══ Source data ══

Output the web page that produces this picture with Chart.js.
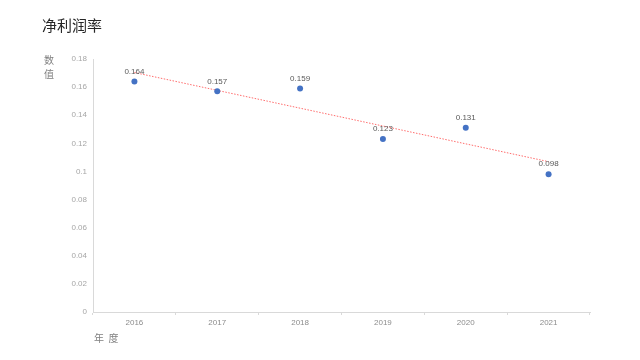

═══
══ Source data ══

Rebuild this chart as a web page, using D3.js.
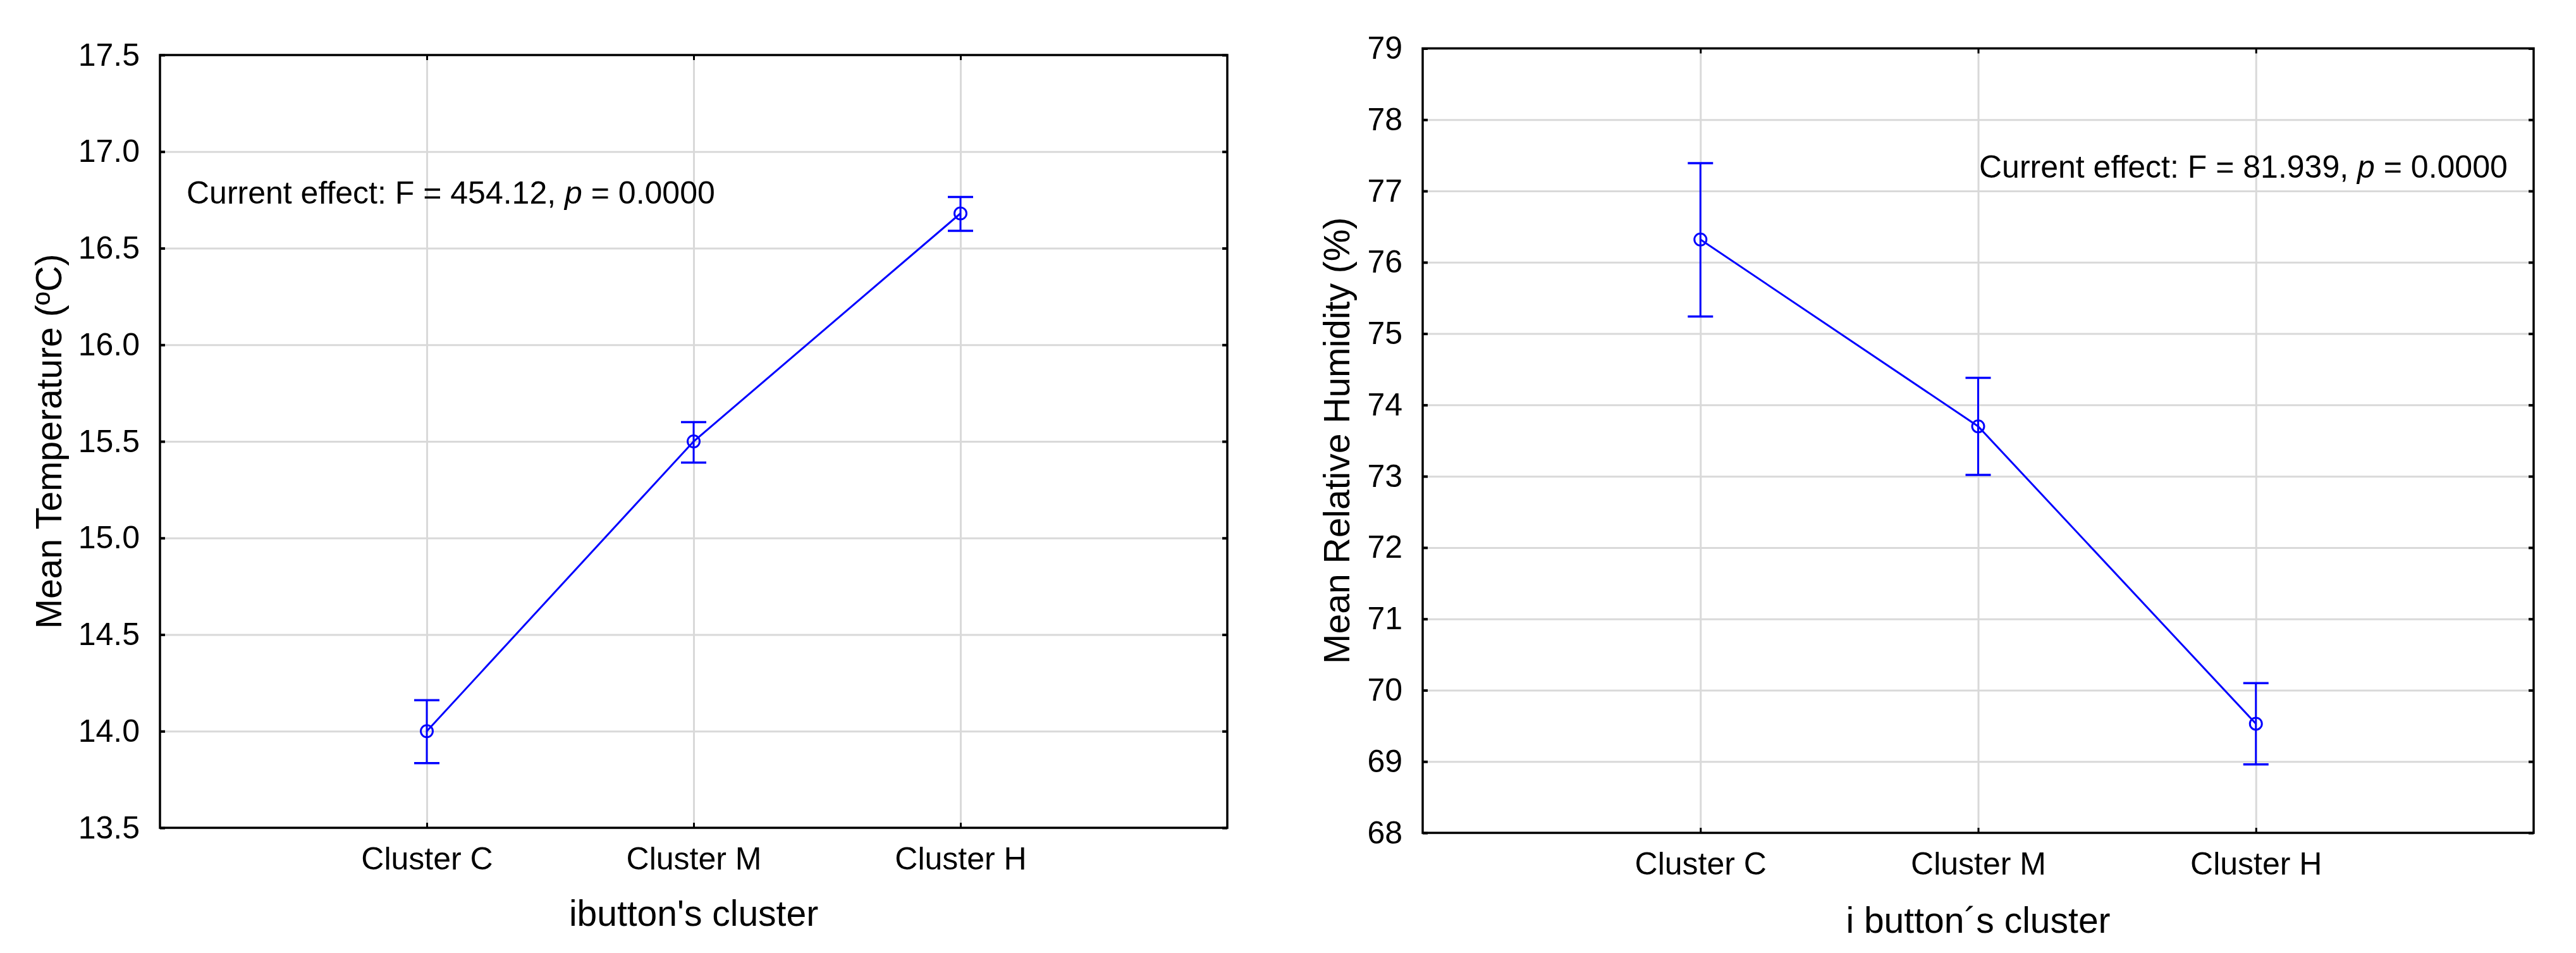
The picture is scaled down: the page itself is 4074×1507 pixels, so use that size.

═══
══ Source data ══

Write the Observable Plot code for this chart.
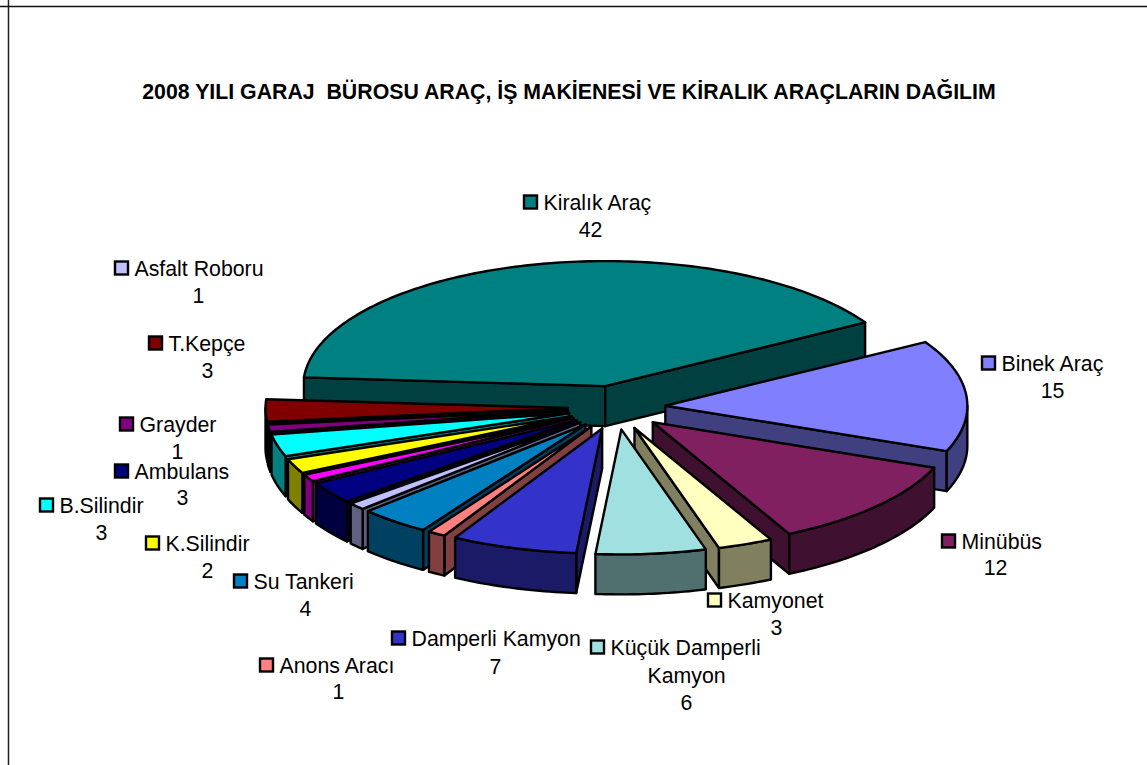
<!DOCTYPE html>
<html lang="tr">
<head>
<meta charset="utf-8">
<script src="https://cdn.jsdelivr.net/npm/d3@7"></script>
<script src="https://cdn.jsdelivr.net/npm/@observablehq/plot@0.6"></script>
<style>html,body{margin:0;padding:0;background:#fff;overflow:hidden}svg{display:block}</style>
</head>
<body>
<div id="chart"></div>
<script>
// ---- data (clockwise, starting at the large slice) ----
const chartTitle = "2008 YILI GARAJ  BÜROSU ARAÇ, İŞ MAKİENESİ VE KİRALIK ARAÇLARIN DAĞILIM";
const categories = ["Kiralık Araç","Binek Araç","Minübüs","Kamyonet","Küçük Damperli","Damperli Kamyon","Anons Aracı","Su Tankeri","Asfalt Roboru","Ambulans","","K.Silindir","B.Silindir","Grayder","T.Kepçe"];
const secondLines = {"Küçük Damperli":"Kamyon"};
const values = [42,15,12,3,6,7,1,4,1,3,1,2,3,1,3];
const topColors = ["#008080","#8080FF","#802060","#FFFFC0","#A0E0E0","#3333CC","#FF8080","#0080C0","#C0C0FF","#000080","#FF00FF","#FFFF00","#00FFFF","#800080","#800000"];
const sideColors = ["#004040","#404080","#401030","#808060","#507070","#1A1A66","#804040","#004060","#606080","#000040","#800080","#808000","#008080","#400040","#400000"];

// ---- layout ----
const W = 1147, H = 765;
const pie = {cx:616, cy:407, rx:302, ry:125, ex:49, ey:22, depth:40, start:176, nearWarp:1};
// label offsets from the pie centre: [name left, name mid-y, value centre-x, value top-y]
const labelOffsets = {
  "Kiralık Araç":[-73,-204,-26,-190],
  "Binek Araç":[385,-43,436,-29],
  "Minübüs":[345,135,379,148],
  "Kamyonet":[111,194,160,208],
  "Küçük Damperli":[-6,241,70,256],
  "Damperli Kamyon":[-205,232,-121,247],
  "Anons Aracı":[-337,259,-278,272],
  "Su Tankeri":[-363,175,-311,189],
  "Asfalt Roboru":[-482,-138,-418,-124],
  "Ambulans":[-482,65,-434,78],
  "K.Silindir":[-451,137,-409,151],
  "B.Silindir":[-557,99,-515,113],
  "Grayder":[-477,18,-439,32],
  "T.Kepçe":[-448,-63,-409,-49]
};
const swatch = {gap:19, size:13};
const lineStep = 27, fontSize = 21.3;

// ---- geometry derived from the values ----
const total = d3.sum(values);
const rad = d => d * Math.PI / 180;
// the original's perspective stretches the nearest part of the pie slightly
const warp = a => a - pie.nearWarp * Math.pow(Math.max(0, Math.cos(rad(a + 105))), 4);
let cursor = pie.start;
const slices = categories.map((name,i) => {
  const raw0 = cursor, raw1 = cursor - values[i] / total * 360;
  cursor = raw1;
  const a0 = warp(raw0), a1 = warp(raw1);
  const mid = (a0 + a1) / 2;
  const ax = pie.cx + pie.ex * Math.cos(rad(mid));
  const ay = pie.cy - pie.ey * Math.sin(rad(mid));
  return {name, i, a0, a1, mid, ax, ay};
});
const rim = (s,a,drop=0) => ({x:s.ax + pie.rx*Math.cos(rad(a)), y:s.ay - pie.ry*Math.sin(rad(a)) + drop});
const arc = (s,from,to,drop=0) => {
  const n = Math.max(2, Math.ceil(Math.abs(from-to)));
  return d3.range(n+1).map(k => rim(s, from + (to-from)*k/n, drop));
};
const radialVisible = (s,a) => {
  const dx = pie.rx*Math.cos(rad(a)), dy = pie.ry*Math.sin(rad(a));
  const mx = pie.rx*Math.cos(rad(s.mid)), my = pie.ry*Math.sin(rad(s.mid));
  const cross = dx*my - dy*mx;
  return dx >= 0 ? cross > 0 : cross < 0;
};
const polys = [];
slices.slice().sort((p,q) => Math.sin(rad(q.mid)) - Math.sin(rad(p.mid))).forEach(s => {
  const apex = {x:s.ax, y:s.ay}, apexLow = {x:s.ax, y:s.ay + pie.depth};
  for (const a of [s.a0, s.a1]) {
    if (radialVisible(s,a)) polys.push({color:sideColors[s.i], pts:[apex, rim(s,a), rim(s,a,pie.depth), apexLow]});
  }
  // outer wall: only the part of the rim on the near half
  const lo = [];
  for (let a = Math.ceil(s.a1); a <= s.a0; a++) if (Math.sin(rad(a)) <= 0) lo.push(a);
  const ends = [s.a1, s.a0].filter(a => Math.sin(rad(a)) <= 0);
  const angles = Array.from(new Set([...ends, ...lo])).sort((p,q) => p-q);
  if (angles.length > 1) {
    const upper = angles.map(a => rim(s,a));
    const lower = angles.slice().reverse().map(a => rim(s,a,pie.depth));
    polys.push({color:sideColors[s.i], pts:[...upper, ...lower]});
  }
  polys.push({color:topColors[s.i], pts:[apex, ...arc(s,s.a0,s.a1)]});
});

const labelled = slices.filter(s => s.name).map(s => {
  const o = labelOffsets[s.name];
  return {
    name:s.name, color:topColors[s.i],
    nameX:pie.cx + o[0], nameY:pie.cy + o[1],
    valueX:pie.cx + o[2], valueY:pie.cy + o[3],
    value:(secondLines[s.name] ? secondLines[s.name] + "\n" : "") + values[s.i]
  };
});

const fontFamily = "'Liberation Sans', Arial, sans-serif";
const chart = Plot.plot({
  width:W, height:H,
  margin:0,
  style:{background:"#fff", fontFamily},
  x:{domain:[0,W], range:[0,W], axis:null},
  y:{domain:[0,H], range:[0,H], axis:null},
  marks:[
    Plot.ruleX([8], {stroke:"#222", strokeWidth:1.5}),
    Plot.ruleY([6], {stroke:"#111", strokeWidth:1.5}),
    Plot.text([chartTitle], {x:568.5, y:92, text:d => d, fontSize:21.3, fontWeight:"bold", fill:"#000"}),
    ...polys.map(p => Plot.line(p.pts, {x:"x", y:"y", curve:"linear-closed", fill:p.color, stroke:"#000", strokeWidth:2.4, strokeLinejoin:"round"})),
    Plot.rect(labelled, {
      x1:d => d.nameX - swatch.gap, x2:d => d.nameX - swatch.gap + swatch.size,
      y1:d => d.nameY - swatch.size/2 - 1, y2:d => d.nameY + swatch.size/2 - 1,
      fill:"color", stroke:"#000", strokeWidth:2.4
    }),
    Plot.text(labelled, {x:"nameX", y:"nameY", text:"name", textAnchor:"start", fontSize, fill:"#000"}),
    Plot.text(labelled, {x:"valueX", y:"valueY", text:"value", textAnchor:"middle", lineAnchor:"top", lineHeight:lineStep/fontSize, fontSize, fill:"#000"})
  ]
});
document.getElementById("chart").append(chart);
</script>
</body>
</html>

═══

- _Directive_: Print exactly what appears from the line holding "Rebuild this chart" down to the line holding "The picture is", both ends kept, leaving out the pictures.

- _Exercise output_:
Rebuild this chart as a web page, using D3.js.
The picture is scaled down: the page itself is 4074×1507 pixels, so use that size.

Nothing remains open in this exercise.